An employee seals a stack of yuan banknotes at a branch of Industrial and Commercial Bank of China in Huaibei
An employee seals a stack of yuan banknotes at a branch of Industrial and Commercial Bank of China in Huaibei, Anhui province April 6, 2011. REUTERS

China's gross domestic product growth slowed down in the second quarter to the lowest rate in three years, due to a soft global demand, show the official data released Friday.

The data released by the National Bureau of Statistics reveal that China’s gross domestic product grew at 7.6 percent in the second quarter of 2012 compared to same period in the earlier year. China's GDP growth was 8.1 percent in the first quarter.

China had set its target at 7.5 percent for 2012. In 2011 and 2010, the economy grew by 9.2 percent and 10.4 percent, respectively.

This comes after it was reported earlier this week that China's trade surplus widened to $31.73 billion in June, up 42.9 percent as compared to the same month last year amid slower-than-expected growth in imports.
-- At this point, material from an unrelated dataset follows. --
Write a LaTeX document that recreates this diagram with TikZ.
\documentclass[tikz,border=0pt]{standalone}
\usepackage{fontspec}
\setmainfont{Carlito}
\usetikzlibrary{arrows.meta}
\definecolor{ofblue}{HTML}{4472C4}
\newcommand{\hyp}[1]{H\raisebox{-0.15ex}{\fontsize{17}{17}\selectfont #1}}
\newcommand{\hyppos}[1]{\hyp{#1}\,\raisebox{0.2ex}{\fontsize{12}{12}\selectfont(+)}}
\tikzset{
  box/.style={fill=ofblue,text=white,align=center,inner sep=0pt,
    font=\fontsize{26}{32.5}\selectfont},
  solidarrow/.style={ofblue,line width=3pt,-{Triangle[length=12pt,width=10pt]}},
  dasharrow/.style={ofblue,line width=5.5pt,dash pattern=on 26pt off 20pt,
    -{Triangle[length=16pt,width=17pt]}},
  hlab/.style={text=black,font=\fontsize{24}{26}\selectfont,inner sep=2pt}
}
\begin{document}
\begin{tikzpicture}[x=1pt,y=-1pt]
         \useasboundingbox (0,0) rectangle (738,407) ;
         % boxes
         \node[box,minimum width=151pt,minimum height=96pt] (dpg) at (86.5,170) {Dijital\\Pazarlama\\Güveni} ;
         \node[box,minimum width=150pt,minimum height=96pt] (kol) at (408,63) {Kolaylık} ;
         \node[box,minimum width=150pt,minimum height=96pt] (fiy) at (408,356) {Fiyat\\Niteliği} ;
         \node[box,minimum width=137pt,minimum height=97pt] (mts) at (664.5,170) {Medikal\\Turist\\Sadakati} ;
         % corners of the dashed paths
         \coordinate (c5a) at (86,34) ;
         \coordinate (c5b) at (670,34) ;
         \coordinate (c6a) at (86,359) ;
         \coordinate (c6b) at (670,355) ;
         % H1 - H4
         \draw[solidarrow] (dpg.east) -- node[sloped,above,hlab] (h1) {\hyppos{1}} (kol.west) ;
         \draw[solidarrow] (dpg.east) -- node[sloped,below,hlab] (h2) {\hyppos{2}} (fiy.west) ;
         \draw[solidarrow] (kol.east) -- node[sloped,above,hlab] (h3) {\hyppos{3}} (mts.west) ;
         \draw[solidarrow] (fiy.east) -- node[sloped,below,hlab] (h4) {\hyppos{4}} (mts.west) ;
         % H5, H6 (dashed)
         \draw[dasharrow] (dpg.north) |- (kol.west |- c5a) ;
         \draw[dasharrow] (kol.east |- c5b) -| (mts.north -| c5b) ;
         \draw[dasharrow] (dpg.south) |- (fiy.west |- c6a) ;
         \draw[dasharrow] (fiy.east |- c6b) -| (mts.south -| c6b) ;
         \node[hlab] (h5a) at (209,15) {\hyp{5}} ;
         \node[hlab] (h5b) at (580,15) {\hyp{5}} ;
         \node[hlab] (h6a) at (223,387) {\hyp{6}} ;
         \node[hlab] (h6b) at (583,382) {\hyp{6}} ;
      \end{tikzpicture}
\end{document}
The continuing debt crisis in Europe and the tentative U.S. recovery have hurt the demand for exports, the key driver of China's economy. The International Monetary Fund (IMF) has warned that escalation of the euro zone debt problems could slash China's 2012 GDP growth in half.

In February, the World Bank said China's export- and investment-driven economic model, though successful for decades, was no longer sustainable and reforms were needed to prevent a sudden downturn. Beijing has said its goal this year would be promoting steady, robust economic development, keeping prices stable and guarding against financial risks by keeping money and credit supplies at appropriate levels while being cautious and flexible.
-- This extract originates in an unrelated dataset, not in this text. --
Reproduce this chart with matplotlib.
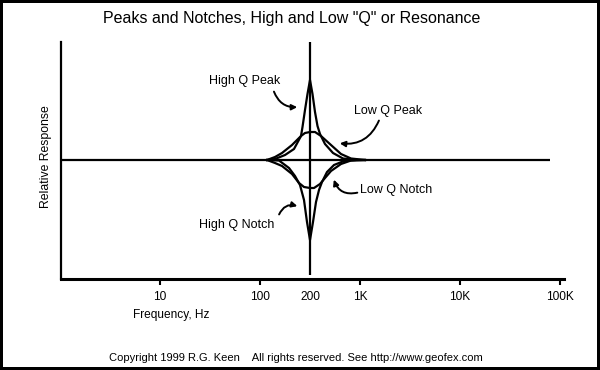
import numpy as np
import matplotlib
matplotlib.use("Agg")
import matplotlib.pyplot as plt
from matplotlib.patches import FancyArrowPatch

plt.rcParams['font.family'] = ['Liberation Sans', 'DejaVu Sans']

# x axis is in decades of frequency, the curves sit on the "200" mark
tick_pos = [1, 2, 2.5, 3, 4, 5]
tick_labels = ["10", "100", "200", "1K", "10K", "100K"]
center = 2.5

# curves: offset from center (decades) and relative response
low_q_peak_x = [-0.43, -0.35, -0.28, -0.18, -0.09, -0.05, 0.0, 0.05, 0.11, 0.21, 0.31, 0.41, 0.55]
low_q_peak_y = [0, 3, 7, 15, 24, 27, 28, 28, 24, 15, 6, 1.5, 0]

high_q_peak_x = [-0.43, -0.35, -0.25, -0.16, -0.09, -0.075, -0.05, -0.025, 0.0,
                 0.025, 0.05, 0.075, 0.10, 0.15, 0.23, 0.33, 0.48, 0.55]
high_q_peak_y = [0, 1, 5, 11, 24, 33, 50, 66, 80, 66, 48, 34, 26, 16, 7, 1.5, 0, 0]

low_q_notch_x = [-0.43, -0.35, -0.28, -0.18, -0.11, -0.06, 0.0, 0.04, 0.10, 0.15, 0.21, 0.31, 0.41, 0.55]
low_q_notch_y = [0, -3, -6, -14, -23, -27, -28, -28, -24, -18, -11, -4, -0.5, 0]

high_q_notch_x = [-0.43, -0.31, -0.21, -0.15, -0.10, -0.06, -0.03, 0.0, 0.03, 0.06,
                  0.09, 0.12, 0.17, 0.24, 0.34, 0.48, 0.55]
high_q_notch_y = [0, -0.5, -8, -16, -25, -40, -62, -80, -62, -42, -30, -22, -12, -5, -1, 0, 0]

flat_x = [-0.3, 0.3]

fig = plt.figure(figsize=(6, 3.7), dpi=100, facecolor="white", edgecolor="black")
fig.patch.set_linewidth(3)
ax = fig.add_axes([61 / 600, 91 / 370, 503 / 600, 237 / 370])
ax.set_xlim(0.01, 5.04)
ax.set_ylim(-119, 118)

# reference lines
ax.hlines(0, 0.01, 4.9, color="black", lw=1.6)
ax.vlines(center, -115, 118, color="black", lw=1.6)
ax.plot(center + np.array(flat_x), [0, 0], color="black", lw=1.3, dashes=(3, 2))

for xs, ys in [(low_q_peak_x, low_q_peak_y), (high_q_peak_x, high_q_peak_y),
               (low_q_notch_x, low_q_notch_y), (high_q_notch_x, high_q_notch_y)]:
    ax.plot(center + np.array(xs), ys, color="black", lw=1.6)

# labels with curved arrows
notes = [
    ("High Q Peak", (1.85, 79), (2.13, 71), (2.40, 53), 0.4),
    ("Low Q Peak", (3.28, 49), (3.20, 42), (2.77, 17), -0.4),
    ("Low Q Notch", (3.36, -30), (3.00, -32), (2.73, -17), -0.5),
    ("High Q Notch", (1.77, -65), (2.18, -57), (2.40, -47), -0.5),
]
for txt, tpos, a, b, rad in notes:
    ax.text(tpos[0], tpos[1], txt, ha="center", va="center", fontsize=9)
    ax.add_patch(FancyArrowPatch(a, b, arrowstyle="-|>", mutation_scale=8,
                                 connectionstyle=f"arc3,rad={rad}", color="black", lw=1.4))

for s in ["top", "right"]:
    ax.spines[s].set_visible(False)
ax.spines["left"].set_linewidth(1.6)
ax.spines["bottom"].set_linewidth(2.2)

ax.set_yticks([])
ax.set_xticks(tick_pos)
ax.set_xticklabels(tick_labels, fontsize=8.6)
ax.tick_params(axis="x", direction="out", length=4.5, width=1.5, pad=4)
ax.xaxis.get_major_ticks()[2].tick1line.set_visible(False)

fig.text(292 / 600, 1 - 18 / 370, 'Peaks and Notches, High and Low "Q" or Resonance',
         ha="center", va="center", fontsize=11.5)
fig.text(171 / 600, 1 - 315 / 370, "Frequency, Hz", ha="center", va="center", fontsize=8.6)
fig.text(46 / 600, 1 - 157 / 370, "Relative Response", ha="center", va="center",
         rotation=90, fontsize=8.8)
fig.text(296 / 600, 1 - 358 / 370,
         "Copyright 1999 R.G. Keen    All rights reserved. See http://www.geofex.com",
         ha="center", va="center", fontsize=8)

fig.savefig("out.png", dpi=100)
Earlier this week it was reported that the consumer price index of China rose 2.2 percent in June from a year earlier, down from 3 percent in May. The diminishing inflation should be good news, because it can help the government invigorate growth without much concern about rising prices.

Last week, the People's Bank of China (PBC) cut interest rates for a second time this year. The one-year benchmark lending rate will fall by 31 bps, taking it to 6 percent. This easing in the monetary policy is seen as a much-needed thrust to boost liquidity in the financial system and help the economy regain its growth momentum.